A few years ago I was watching the behind-the-scenes footage from the show Firefly. Joss Whedon, who created the show (along with Buffy – The Vampire Slayer, Angel and Dollhouse), offered some casting advice of which I have found to be ingenious and completely true.
As a rule, Whedon only casts people who are adept at comedy, even if the show is a drama. Why? Because if you can master comic timing, you can master dramatic timing. Beyond that, no drama is all drama, most have comedic moments. In situations like that, if you can’t pull off the comedy, then the drama falls flat as well.
A perfect example of this difference is between NCIS and NICS: Los Angeles. NCIS is exceptionally well written, has full characters portrayed by actors all of whom are very adept at comedy. Their talent raises the level of both the humor and the serious moments of the show.

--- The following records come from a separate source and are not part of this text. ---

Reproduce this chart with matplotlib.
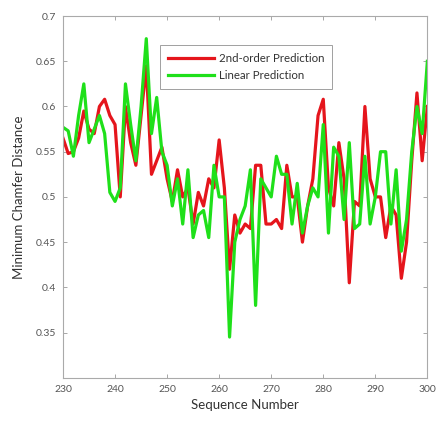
import matplotlib
matplotlib.use("Agg")
import numpy as np
from matplotlib import pyplot as plt

# sequence numbers 230..300
seq = list(range(230, 301))

second_order = [0.565, 0.548, 0.55, 0.565, 0.595, 0.575, 0.57, 0.60, 0.608, 0.59,
                0.58, 0.50, 0.60, 0.56, 0.535, 0.59, 0.645, 0.525, 0.54, 0.555,
                0.52, 0.495, 0.53, 0.50, 0.51, 0.47, 0.505, 0.49, 0.52, 0.51,
                0.563, 0.51, 0.42, 0.48, 0.46, 0.47, 0.465, 0.535, 0.535, 0.47,
                0.47, 0.475, 0.465, 0.535, 0.50, 0.50, 0.45, 0.49, 0.52, 0.59,
                0.608, 0.51, 0.49, 0.56, 0.52, 0.405, 0.495, 0.49, 0.60, 0.52,
                0.50, 0.50, 0.455, 0.49, 0.48, 0.41, 0.45, 0.54, 0.615, 0.54,
                0.60]

linear = [0.577, 0.573, 0.545, 0.59, 0.625, 0.56, 0.575, 0.59, 0.57, 0.505,
          0.495, 0.51, 0.625, 0.58, 0.54, 0.60, 0.675, 0.57, 0.61, 0.55,
          0.535, 0.49, 0.52, 0.47, 0.53, 0.455, 0.48, 0.485, 0.455, 0.535,
          0.50, 0.50, 0.345, 0.45, 0.475, 0.49, 0.53, 0.38, 0.52, 0.51,
          0.50, 0.545, 0.525, 0.525, 0.47, 0.515, 0.46, 0.49, 0.51, 0.50,
          0.58, 0.46, 0.555, 0.545, 0.475, 0.56, 0.465, 0.47, 0.545, 0.47,
          0.50, 0.55, 0.55, 0.47, 0.53, 0.44, 0.475, 0.55, 0.60, 0.57,
          0.65]

xticks = [230, 240, 250, 260, 270, 280, 290, 300]
yticks = [0.35, 0.4, 0.45, 0.5, 0.55, 0.6, 0.65, 0.7]

plt.rcParams['font.family'] = ['Lato', 'DejaVu Sans']

fig = plt.figure(figsize=(4.39, 4.23), dpi=100)
ax = fig.add_axes([0.1435, 0.107, 0.83, 0.855])

ax.plot(seq, second_order, color='#e5151c', lw=2.3, label='2nd-order Prediction')
ax.plot(seq, linear, color='#1fe01a', lw=2.3, label='Linear Prediction')

ax.set_xlim(230, 300)
ax.set_ylim(0.3, 0.7)
ax.set_xticks(xticks)
ax.set_yticks(yticks)
ax.set_yticklabels([('%g' % v) for v in yticks])
ax.tick_params(direction='in', length=3, width=0.6, colors='#999999',
               labelcolor='#555555', labelsize=7.5, top=True, right=True, pad=5)
for s in ax.spines.values():
    s.set_color('#aaaaaa')
    s.set_linewidth(0.8)

ax.set_xlabel("Sequence Number", fontsize=9.5, color='#333333', labelpad=4)
ax.set_ylabel("Minimum Chamfer Distance", fontsize=9.5, color='#333333', labelpad=8)

leg = ax.legend(loc='upper left', bbox_to_anchor=(0.25, 0.935), fontsize=8.3,
                frameon=True, fancybox=False, handlelength=4.0,
                borderpad=0.7, labelspacing=0.5, handletextpad=0.4)
leg.get_frame().set_edgecolor('#888888')
leg.get_frame().set_linewidth(0.7)
for t in leg.get_texts():
    t.set_color('#333333')

fig.savefig("out.png", dpi=100)
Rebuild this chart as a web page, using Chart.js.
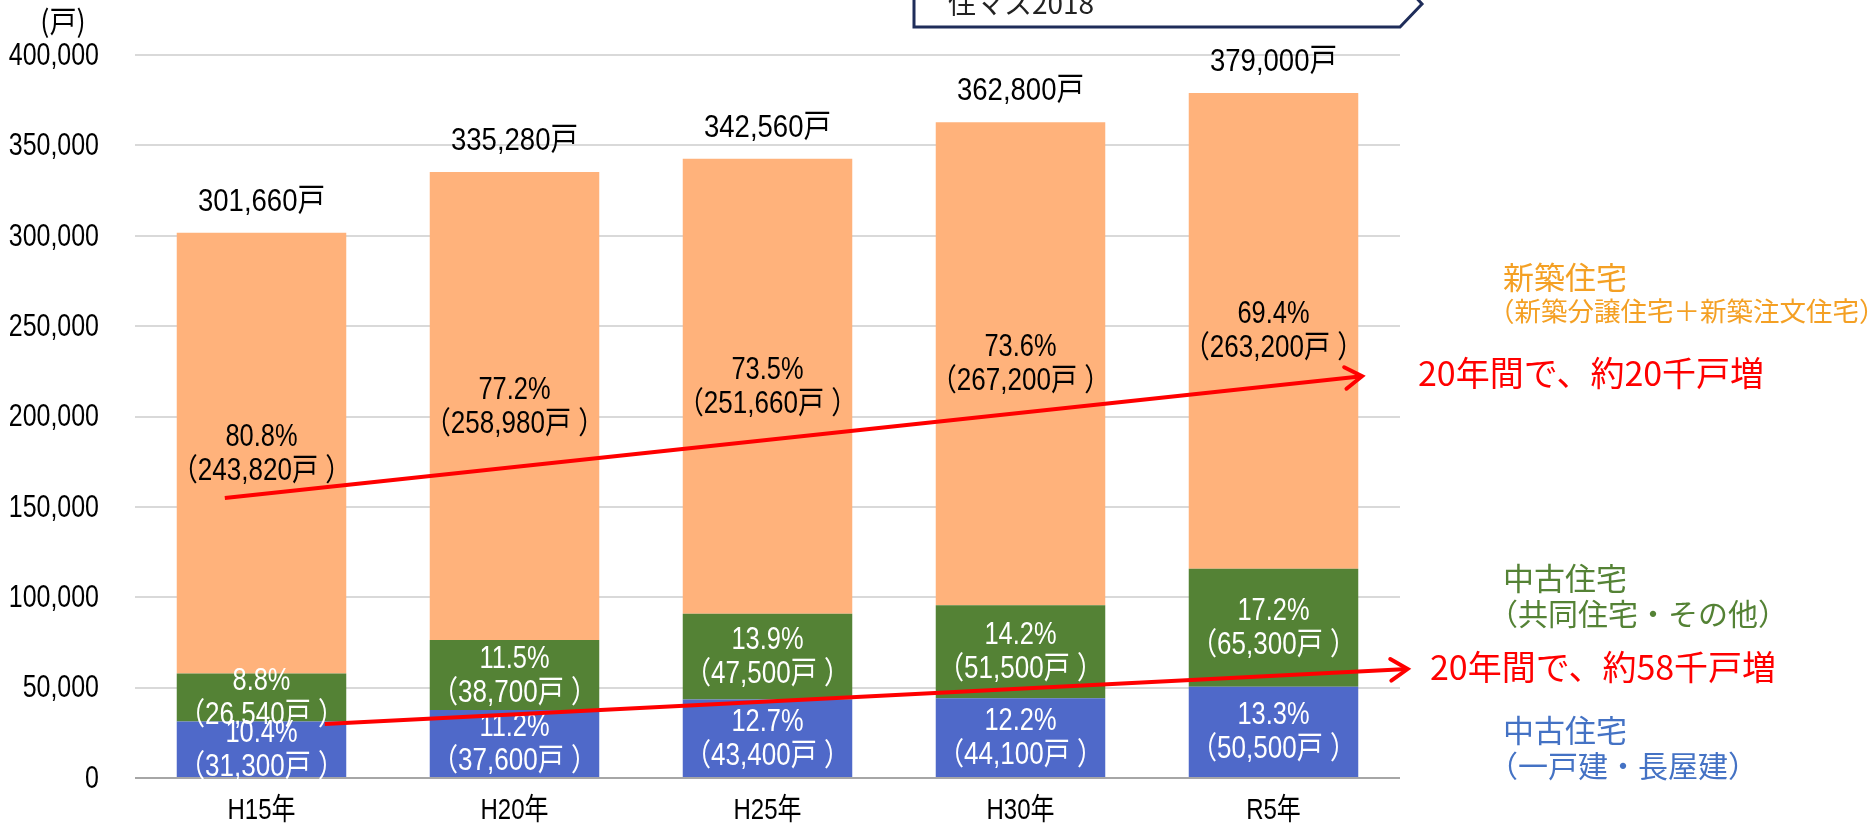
<!DOCTYPE html>
<html lang="ja">
<head>
<meta charset="utf-8">
<title>住宅取得戸数の推移</title>
<script src="https://cdn.jsdelivr.net/npm/chart.js@4/dist/chart.umd.min.js"></script>
<style>
  html, body { margin: 0; padding: 0; background: #ffffff; }
  #wrap { width: 1874px; height: 824px; position: relative; }
  canvas { display: block; }
</style>
</head>
<body>
<div id="wrap"><canvas id="chart" width="1874" height="824"></canvas></div>
<script>
// Survey years
const categories = ['H15年', 'H20年', 'H25年', 'H30年', 'R5年'];

// 中古住宅（一戸建・長屋建）
const usedDetached = [31300, 37600, 43400, 44100, 50500];
const usedDetachedPct = ['10.4%', '11.2%', '12.7%', '12.2%', '13.3%'];

// 中古住宅（共同住宅・その他）
const usedCollective = [26540, 38700, 47500, 51500, 65300];
const usedCollectivePct = ['8.8%', '11.5%', '13.9%', '14.2%', '17.2%'];

// 新築住宅（新築分譲住宅＋新築注文住宅）
const newBuilt = [243820, 258980, 251660, 267200, 263200];
const newBuiltPct = ['80.8%', '77.2%', '73.5%', '73.6%', '69.4%'];

// Value axis ticks
const yTickValues = [0, 50000, 100000, 150000, 200000, 250000, 300000, 350000, 400000];

const NUM_FONT = '"Liberation Sans", "Noto Sans CJK JP", sans-serif';
const JP_FONT = '"Noto Sans CJK JP", sans-serif';

const fmt = v => v.toLocaleString('en-US');

function drawText(ctx, text, x, y, opts) {
  ctx.save();
  ctx.font = (opts.size || 28) + 'px ' + (opts.family || NUM_FONT);
  ctx.fillStyle = opts.color || '#000';
  ctx.textAlign = opts.align || 'center';
  ctx.textBaseline = opts.baseline || 'middle';
  ctx.translate(x, y);
  ctx.scale(opts.sx || 1, 1);
  ctx.fillText(text, 0, 0);
  ctx.restore();
}

function drawArrow(ctx, x1, y1, x2, y2) {
  const ang = Math.atan2(y2 - y1, x2 - x1);
  const head = 20, spread = Math.PI / 5.5;
  ctx.save();
  ctx.strokeStyle = '#FF0000';
  ctx.lineWidth = 4;
  ctx.beginPath();
  ctx.moveTo(x1, y1);
  ctx.lineTo(x2, y2);
  ctx.stroke();
  ctx.lineCap = 'round';
  ctx.beginPath();
  ctx.moveTo(x2 - head * Math.cos(ang - spread), y2 - head * Math.sin(ang - spread));
  ctx.lineTo(x2, y2);
  ctx.lineTo(x2 - head * Math.cos(ang + spread), y2 - head * Math.sin(ang + spread));
  ctx.stroke();
  ctx.restore();
}

// Axis lettering drawn from the scales' own ticks
const axisLabels = {
  id: 'axisLabels',
  afterDraw(chart) {
    const ctx = chart.ctx;
    const ys = chart.scales.y, xs = chart.scales.x;
    ys.ticks.forEach(t => {
      drawText(ctx, fmt(t.value), ys.right - 36, ys.getPixelForValue(t.value) + 1,
        { size: 32, align: 'right', sx: 0.78 });
    });
    xs.ticks.forEach((t, i) => {
      drawText(ctx, xs.getLabelForValue(t.value), xs.getPixelForTick(i), 811,
        { size: 30, align: 'center', sx: 0.8 });
    });
    drawText(ctx, '(戸)', 63, 21, { size: 30, family: JP_FONT, align: 'center', sx: 0.9 });
  }
};

// Segment and total labels
const barLabels = {
  id: 'barLabels',
  afterDatasetsDraw(chart) {
    const ctx = chart.ctx;
    const gap = 17;
    chart.data.datasets.forEach((ds, di) => {
      const meta = chart.getDatasetMeta(di);
      meta.data.forEach((bar, i) => {
        const cy = (bar.y + bar.base) / 2 + 1;
        const color = ds.labelColor;
        drawText(ctx, ds.pct[i], bar.x, cy - gap, { size: 31, color, sx: 0.82 });
        drawText(ctx, '（' + fmt(ds.data[i]) + '戸 ）', bar.x, cy + gap, { size: 31, color, sx: 0.84 });
      });
    });
    const top = chart.getDatasetMeta(chart.data.datasets.length - 1);
    top.data.forEach((bar, i) => {
      const total = usedDetached[i] + usedCollective[i] + newBuilt[i];
      drawText(ctx, fmt(total) + '戸', bar.x, bar.y - 31, { size: 32, sx: 0.86 });
    });
  }
};

// Trend arrows, side captions and the header tag
const annotations = {
  id: 'annotations',
  afterDraw(chart) {
    const ctx = chart.ctx;
    const xs = chart.scales.x, ys = chart.scales.y;
    const px = v => xs.getPixelForValue(v);
    const py = v => ys.getPixelForValue(v);

    drawArrow(ctx, px(-0.145), py(154900), px(4.35), py(222300));
    drawArrow(ctx, px(0.25), py(29900), px(4.53), py(60300));

    drawText(ctx, '20年間で、約20千戸増', 1418, 373, { size: 34, family: JP_FONT, color: '#FF0000', align: 'left' });
    drawText(ctx, '20年間で、約58千戸増', 1430, 667, { size: 34, family: JP_FONT, color: '#FF0000', align: 'left' });

    drawText(ctx, '新築住宅', 1503, 277, { size: 31, family: JP_FONT, color: '#F4A024', align: 'left' });
    drawText(ctx, '（新築分譲住宅＋新築注文住宅）', 1488, 311, { size: 26.5, family: JP_FONT, color: '#F4A024', align: 'left' });
    drawText(ctx, '中古住宅', 1503, 578, { size: 31, family: JP_FONT, color: '#548235', align: 'left' });
    drawText(ctx, '（共同住宅・その他）', 1488, 614, { size: 30, family: JP_FONT, color: '#548235', align: 'left' });
    drawText(ctx, '中古住宅', 1503, 730, { size: 31, family: JP_FONT, color: '#4472C4', align: 'left' });
    drawText(ctx, '（一戸建・長屋建）', 1488, 766, { size: 30, family: JP_FONT, color: '#4472C4', align: 'left' });

    // header tag, mostly above the top edge
    ctx.save();
    ctx.strokeStyle = '#1F2D5A';
    ctx.lineWidth = 3;
    ctx.fillStyle = '#ffffff';
    ctx.beginPath();
    ctx.moveTo(914, -20);
    ctx.lineTo(914, 27);
    ctx.lineTo(1400, 27);
    ctx.lineTo(1422, 4);
    ctx.lineTo(1400, -20);
    ctx.closePath();
    ctx.fill();
    ctx.stroke();
    ctx.restore();
    drawText(ctx, '住マス2018', 948, 3, { size: 28, family: JP_FONT, color: '#222', align: 'left' });
  }
};

new Chart(document.getElementById('chart'), {
  type: 'bar',
  data: {
    labels: categories,
    datasets: [
      { label: '中古住宅（一戸建・長屋建）', data: usedDetached, pct: usedDetachedPct,
        backgroundColor: '#4F69C9', labelColor: '#FFFFFF' },
      { label: '中古住宅（共同住宅・その他）', data: usedCollective, pct: usedCollectivePct,
        backgroundColor: '#548235', labelColor: '#FFFFFF' },
      { label: '新築住宅（新築分譲住宅＋新築注文住宅）', data: newBuilt, pct: newBuiltPct,
        backgroundColor: '#FFB27B', labelColor: '#000000' }
    ]
  },
  options: {
    responsive: false,
    devicePixelRatio: 1,
    animation: false,
    layout: { padding: { left: 0, right: 474, top: 55, bottom: 0 } },
    datasets: { bar: { categoryPercentage: 1, barPercentage: 0.67, borderWidth: 0 } },
    plugins: { legend: { display: false }, tooltip: { enabled: false } },
    scales: {
      x: {
        stacked: true,
        grid: { display: false },
        border: { display: false },
        ticks: { display: false },
        afterFit: s => { s.height = 46; }
      },
      y: {
        stacked: true,
        min: 0,
        max: 400000,
        afterBuildTicks: s => { s.ticks = yTickValues.map(v => ({ value: v })); },
        grid: {
          drawTicks: false,
          color: c => (c.tick && c.tick.value === 0) ? '#A6A6A6' : '#D9D9D9',
          lineWidth: 2
        },
        border: { display: false },
        ticks: { display: false },
        afterFit: s => { s.width = 135; }
      }
    }
  },
  plugins: [axisLabels, barLabels, annotations]
});
</script>
</body>
</html>
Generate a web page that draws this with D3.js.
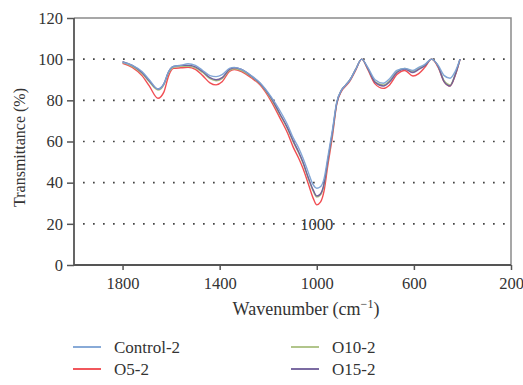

NCIS: Los Angeles is painfully un-funny. Don’t get me wrong, they try to be funny on occasion, but the actors have no comedic timing what-so-ever! They don’t have comedic rhythm, they don’t know when some lines are throw away lines and when others are zingers. In a cop drama that tries to inject various comedic moments, when the actors can’t pull off funny, their dramatic acting comes off as one-note performances, leaving the entire experience void of quality entertainment.
Going forward, when auditioning I’m going to always include a scene that has humor in it, even if the actual shooting script does not. Timing, comedic or dramatic, is a natural gift, not something that can be faked or learned. If you can find an actor with that natural gift you have a great chance of increasing the success of your project.